__Supplied information__.
'''

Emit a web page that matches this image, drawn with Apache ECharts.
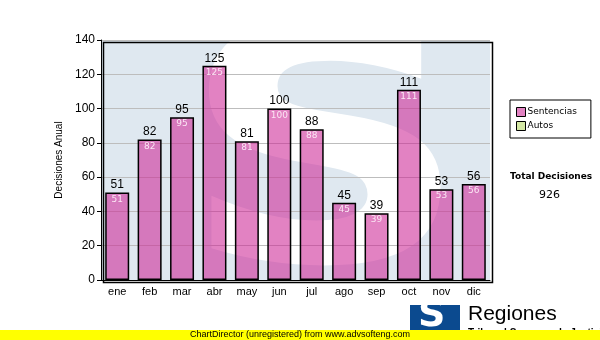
<!DOCTYPE html>
<html><head><meta charset="utf-8">
<script src="https://cdn.jsdelivr.net/npm/echarts@6/dist/echarts.min.js"></script>
<style>html,body{margin:0;padding:0;background:#fff}#c{width:600px;height:340px}</style>
</head><body><div id="c"></div>
<script>
const categories = ['ene','feb','mar','abr','may','jun','jul','ago','sep','oct','nov','dic'];
const sentencias = [51,82,95,125,81,100,88,45,39,111,53,56];
const autos = [];
const yTicks = {min:0, max:140, interval:20};
const totalLabel = 'Total Decisiones';
const totalValue = '926';

const chart = echarts.init(document.getElementById('c'), null, {renderer:'canvas'});
const G = {left:101, top:40, width:389, height:240};
chart.setOption({
  animation:false,
  backgroundColor:'#fff',
  grid:{left:G.left, top:G.top, width:G.width, height:G.height, show:true, backgroundColor:'#dfe8f0', borderWidth:0},
  graphic:[
    {type:'text', z:1, left:180, top:10, scaleX:1.22, scaleY:1,
     style:{text:'S', fill:'#ffffff', font:'bold 330px "DejaVu Sans"'}},
    {type:'rect', z:1, left:0, top:G.top+G.height+1, shape:{width:100, height:60}, style:{fill:'#fff'}},
    {type:'rect', z:1, left:G.left+G.width+1, top:0, shape:{width:110, height:340}, style:{fill:'#fff'}},
    {type:'rect', z:1, left:0, top:0, shape:{width:600, height:G.top}, style:{fill:'#fff'}},
    {type:'rect', z:50, left:G.left, top:G.top, shape:{width:G.width, height:G.height}, style:{fill:'none', stroke:'#000', lineWidth:1.5}},
    {type:'text', z:50, left:510, top:172, style:{text:totalLabel, fill:'#000', font:'bold 9px "DejaVu Sans"'}},
    {type:'text', z:50, left:539, top:190, style:{text:totalValue, fill:'#000', font:'11px "DejaVu Sans"'}},
    {type:'rect', z:50, left:410, top:305, shape:{width:50, height:30}, style:{fill:'#0b4a8f'}},
    {type:'text', z:51, left:418, top:297, style:{text:'S', fill:'#fff', font:'bold 38px "DejaVu Sans"'}},
    {type:'text', z:50, left:468, top:304, style:{text:'Regiones', fill:'#000', font:'21px "Liberation Sans"'}},
    {type:'text', z:50, left:468, top:328, style:{text:'Tribunal Supremo de Justicia', fill:'#000', font:'bold 10px "Liberation Sans"'}},
    {type:'rect', z:60, left:0, top:330, shape:{width:600, height:10}, style:{fill:'#ffff00'}},
    {type:'text', z:61, left:'center', top:330, style:{text:'ChartDirector (unregistered) from www.advsofteng.com', fill:'#000', font:'9px "Liberation Sans"'}}
  ],
  legend:{
    orient:'vertical', left:510, top:100, data:['Sentencias','Autos'],
    backgroundColor:'#fff', borderColor:'#000', borderWidth:1, padding:[7,14,7,6],
    itemWidth:9, itemHeight:9, itemGap:4, icon:'rect',
    itemStyle:{borderColor:'#000', borderWidth:1},
    textStyle:{fontFamily:'DejaVu Sans', fontSize:9, color:'#000', padding:[0,0,0,-3]}
  },
  xAxis:{
    type:'category', data:categories, boundaryGap:true, z:5,
    axisLine:{lineStyle:{color:'#000', width:1}},
    axisTick:{alignWithLabel:true, length:4, lineStyle:{color:'#000'}},
    axisLabel:{color:'#000', fontFamily:'Liberation Sans', fontSize:11, margin:6}
  },
  yAxis:{
    type:'value', min:yTicks.min, max:yTicks.max, interval:yTicks.interval, z:5,
    name:'Decisiones Anual', nameLocation:'middle', nameGap:29,
    nameTextStyle:{fontFamily:'Liberation Sans', fontSize:10, color:'#000'},
    axisLine:{show:true, lineStyle:{color:'#000'}},
    axisTick:{show:true, length:4, lineStyle:{color:'#000'}},
    axisLabel:{color:'#000', fontFamily:'Liberation Sans', fontSize:12, margin:6},
    splitLine:{show:true, lineStyle:{color:'#bdbdbd', width:1}}
  },
  series:[
    {name:'Sentencias', type:'bar', stack:'t', z:10, data:sentencias, barCategoryGap:'26%',
     itemStyle:{color:'rgba(205,40,150,0.58)', borderColor:'#000', borderWidth:1.5},
     label:{show:true, position:'insideTop', distance:0, offset:[0,-15],
       formatter:p=>'{a|'+p.value+'}\n{b|'+p.value+'}',
       rich:{a:{color:'#000', fontFamily:'Liberation Sans', fontSize:12, lineHeight:15, align:'center'},
             b:{color:'#fbe6f4', fontFamily:'DejaVu Sans', fontSize:9, lineHeight:14, align:'center'}}}},
    {name:'Autos', type:'bar', stack:'t', z:10, data:autos,
     itemStyle:{color:'#d4e8a4', borderColor:'#000', borderWidth:1}}
  ]
});
</script></body></html>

'''

__Do this__. Quote the material exactly. Pictures stay out.

__Answer to the problem__.
Emit a web page that matches this image, drawn with Apache ECharts.
<!DOCTYPE html>
<html><head><meta charset="utf-8">
<script src="https://cdn.jsdelivr.net/npm/echarts@6/dist/echarts.min.js"></script>
<style>html,body{margin:0;padding:0;background:#fff}#c{width:600px;height:340px}</style>
</head><body><div id="c"></div>
<script>
const categories = ['ene','feb','mar','abr','may','jun','jul','ago','sep','oct','nov','dic'];
const sentencias = [51,82,95,125,81,100,88,45,39,111,53,56];
const autos = [];
const yTicks = {min:0, max:140, interval:20};
const totalLabel = 'Total Decisiones';
const totalValue = '926';

const chart = echarts.init(document.getElementById('c'), null, {renderer:'canvas'});
const G = {left:101, top:40, width:389, height:240};
chart.setOption({
  animation:false,
  backgroundColor:'#fff',
  grid:{left:G.left, top:G.top, width:G.width, height:G.height, show:true, backgroundColor:'#dfe8f0', borderWidth:0},
  graphic:[
    {type:'text', z:1, left:180, top:10, scaleX:1.22, scaleY:1,
     style:{text:'S', fill:'#ffffff', font:'bold 330px "DejaVu Sans"'}},
    {type:'rect', z:1, left:0, top:G.top+G.height+1, shape:{width:100, height:60}, style:{fill:'#fff'}},
    {type:'rect', z:1, left:G.left+G.width+1, top:0, shape:{width:110, height:340}, style:{fill:'#fff'}},
    {type:'rect', z:1, left:0, top:0, shape:{width:600, height:G.top}, style:{fill:'#fff'}},
    {type:'rect', z:50, left:G.left, top:G.top, shape:{width:G.width, height:G.height}, style:{fill:'none', stroke:'#000', lineWidth:1.5}},
    {type:'text', z:50, left:510, top:172, style:{text:totalLabel, fill:'#000', font:'bold 9px "DejaVu Sans"'}},
    {type:'text', z:50, left:539, top:190, style:{text:totalValue, fill:'#000', font:'11px "DejaVu Sans"'}},
    {type:'rect', z:50, left:410, top:305, shape:{width:50, height:30}, style:{fill:'#0b4a8f'}},
    {type:'text', z:51, left:418, top:297, style:{text:'S', fill:'#fff', font:'bold 38px "DejaVu Sans"'}},
    {type:'text', z:50, left:468, top:304, style:{text:'Regiones', fill:'#000', font:'21px "Liberation Sans"'}},
    {type:'text', z:50, left:468, top:328, style:{text:'Tribunal Supremo de Justicia', fill:'#000', font:'bold 10px "Liberation Sans"'}},
    {type:'rect', z:60, left:0, top:330, shape:{width:600, height:10}, style:{fill:'#ffff00'}},
    {type:'text', z:61, left:'center', top:330, style:{text:'ChartDirector (unregistered) from www.advsofteng.com', fill:'#000', font:'9px "Liberation Sans"'}}
  ],
  legend:{
    orient:'vertical', left:510, top:100, data:['Sentencias','Autos'],
    backgroundColor:'#fff', borderColor:'#000', borderWidth:1, padding:[7,14,7,6],
    itemWidth:9, itemHeight:9, itemGap:4, icon:'rect',
    itemStyle:{borderColor:'#000', borderWidth:1},
    textStyle:{fontFamily:'DejaVu Sans', fontSize:9, color:'#000', padding:[0,0,0,-3]}
  },
  xAxis:{
    type:'category', data:categories, boundaryGap:true, z:5,
    axisLine:{lineStyle:{color:'#000', width:1}},
    axisTick:{alignWithLabel:true, length:4, lineStyle:{color:'#000'}},
    axisLabel:{color:'#000', fontFamily:'Liberation Sans', fontSize:11, margin:6}
  },
  yAxis:{
    type:'value', min:yTicks.min, max:yTicks.max, interval:yTicks.interval, z:5,
    name:'Decisiones Anual', nameLocation:'middle', nameGap:29,
    nameTextStyle:{fontFamily:'Liberation Sans', fontSize:10, color:'#000'},
    axisLine:{show:true, lineStyle:{color:'#000'}},
    axisTick:{show:true, length:4, lineStyle:{color:'#000'}},
    axisLabel:{color:'#000', fontFamily:'Liberation Sans', fontSize:12, margin:6},
    splitLine:{show:true, lineStyle:{color:'#bdbdbd', width:1}}
  },
  series:[
    {name:'Sentencias', type:'bar', stack:'t', z:10, data:sentencias, barCategoryGap:'26%',
     itemStyle:{color:'rgba(205,40,150,0.58)', borderColor:'#000', borderWidth:1.5},
     label:{show:true, position:'insideTop', distance:0, offset:[0,-15],
       formatter:p=>'{a|'+p.value+'}\n{b|'+p.value+'}',
       rich:{a:{color:'#000', fontFamily:'Liberation Sans', fontSize:12, lineHeight:15, align:'center'},
             b:{color:'#fbe6f4', fontFamily:'DejaVu Sans', fontSize:9, lineHeight:14, align:'center'}}}},
    {name:'Autos', type:'bar', stack:'t', z:10, data:autos,
     itemStyle:{color:'#d4e8a4', borderColor:'#000', borderWidth:1}}
  ]
});
</script></body></html>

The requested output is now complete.